Montador, for his part, sees room for debates regarding the integration of France’s nat cat regime to international insurance programmes. “Some companies may be part of multinational groups, and, as a result, be covered by international policies. Such policies may include limits of indemnity according to the type of event, including catastrophic ones,” he said. “This kind of clause is acceptable under the current regime, but it could be made more explicitly valid via legislation.”
AFA estimates that the costs of nat cat events in France will more than double in the next 25 years, compared to the previous quarter century, reaching €92bn.
“The system is ready to face the future challenges created by weather events,” Montador said. “But we insist a lot on the need for the state to play the role of risk manager by putting much emphasis on issues such as prevention and crisis management.”
For its part, France’s terrorism pool, GAREAT, has been thrown under the spotlight after the two terror attacks that took place in France in 2015.
The attacks did not exert excessive pressure on GAREAT as property damage losses covered by the pool, along with business interruption directly linked to terror attacks, were not particularly high.
But they highlighted the evolving character of terrorism threats, with militants more interested in killing bystanders and disrupting daily activities, rather than causing physical damage to property.
France’s risk management association has urged the system to look into extending its reach towards the emerging effects of terror attacks. There are also claims for the inclusion of cyber terrorism into the events covered by GAREAT, which was set up after the 2001 attacks in the US.

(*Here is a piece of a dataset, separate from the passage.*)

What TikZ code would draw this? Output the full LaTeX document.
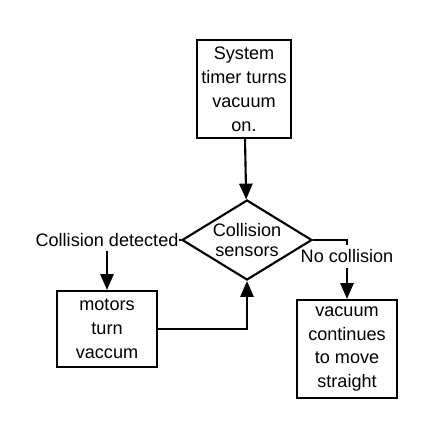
\documentclass[tikz,border=0pt]{standalone}
\usepackage{fontspec}
\setmainfont{Liberation Sans}
\usetikzlibrary{shapes.geometric,arrows.meta}
\pgfdeclarelayer{lines}
\pgfsetlayers{lines,main}
\begin{document}
\begin{tikzpicture}[font=\fontsize{10.3}{13.6}\selectfont,
    block/.style={rectangle, draw, line width=1.2pt, fill=white, align=center, minimum width=2cm, inner sep=0pt},
    decision/.style={diamond, draw, line width=1.2pt, fill=white, align=center, font=\fontsize{10.3}{11.3}\selectfont, aspect=1.625, minimum width=2.6cm, minimum height=1.6cm, inner sep=0pt},
    lbl/.style={fill=white, inner xsep=0.5pt, inner ysep=2.5pt},
    line/.style={draw, line width=1.2pt, -{Triangle[length=9pt,width=7.5pt]}}]
    \useasboundingbox (0,0) rectangle (8.74,-8.76);
    \node [block, minimum width=1.88cm, minimum height=1.96cm] (timer) at (4.88,-1.78) {System\\timer turns\\vacuum\\on.};
    \node [decision] (sensors) at (4.94,-4.8) {Collision\\sensors};
    \node [block, minimum height=1.52cm] (motors) at (2.14,-6.58) {motors\\turn\\vaccum};
    \node [block, minimum height=1.96cm] (straight) at (6.94,-6.98) {vacuum\\continues\\to move\\straight};

    % connectors go under the shapes
    \begin{pgfonlayer}{lines}
    \path [line] (timer) -- (sensors);
    \path [line] (sensors.west) -| node [lbl, pos=0.5] {Collision detected} (motors.north);
    \path [line] (sensors.east) -| node [lbl, pos=0.64] {No collision} (straight.north);
    \path [line] (motors.east) -| (sensors.south);
    \end{pgfonlayer}
\end{tikzpicture}
\end{document}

“The current terrorism scheme will get to an end by 2017,” Mr Montador said. “Therefore, in the next two years we will have plenty of debates to evaluate any adjustments that might be made to the mechanism. Discussions about the inclusion of business interruption losses without physical damages in the GAREAT regime are just beginning.”
This is a particular concern with regard to massive cyberattacks on critical infrastructure, which could affect the business of companies even though they are not close to the physical location of the facility under attack.
But he sees challenges ahead as not even the insurance market has a formula for tackling these kinds of risks. “Losses without physical damages are difficult to measure,” he said. “There is no homogeneity concerning the answers that the market has developed for either cyber risks or business interruption without physical damages.”